Challenged on her willingness to comment on pending legislation “when you think that it serves your interests,” she said, “There are some times we think it’s in our best interest to communicate privately to Congress how we feel about legislation, and sometimes we believe it’s important to do so publicly.”
In a 2010 commentary, the state-run China Daily said Liu had “spared no effort in working for Western anti-China forces.”
“By rumor-mongering and libeling, [Charter 08] denies the people’s democratic dictatorship, socialism and the unitary state structure stipulated in the Chinese Constitution,” it said.
“The charter also entices people to join it, with the intent to alter the political system and overturn the government. Liu’s activities have crossed the line of freedom of speech into crime.”
In an editorial last December, the Communist Party-affiliated Global Times said China’s legal system “makes sure a society of 1.3 billion people runs smoothly.
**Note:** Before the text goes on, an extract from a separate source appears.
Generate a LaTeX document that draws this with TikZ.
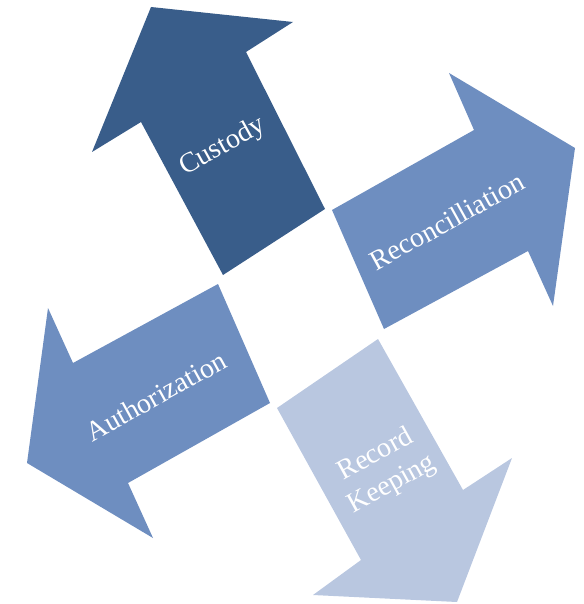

It will not make an exception for Liu under the pressure or appeal of the West.”
“The U.S., in hopes of seeing China's legal system crashed by the combined force of globalization and the Internet, is labeling extreme views of activists of the country as free speech,” it said. “But only the Chinese law has the final say as to whether a person has violated its law or not.”
In arguing for the street name change, Wolf cited as precedent the naming of a section of 16th Street N.W. for the Soviet dissident Andrei Sakharov in the 1980s. At the time it was home to the Soviet Embassy, although the mission – by then the Russian Embassy – moved to its present location near the Naval Observatory in 1994. (The originally-targeted building remains the Russian ambassador’s residence.)
If the Liu name change goes ahead, Chinese diplomats may be tempted to take a leaf out the British government’s book.
In the 1980s, Iranian authorities renamed Churchill Boulevard in Tehran in honor of Irish Republican Army hunger-striker Bobby Sands, who died in prison in 1981. The move was clearly designed to embarrass Britain, since its embassy was located there, but – according to published accounts – the mission’s main entrance was moved to a parallel street, so that diplomats, staff and visitors did not have to pass the “Bobby Sands Street” signs while approaching the building.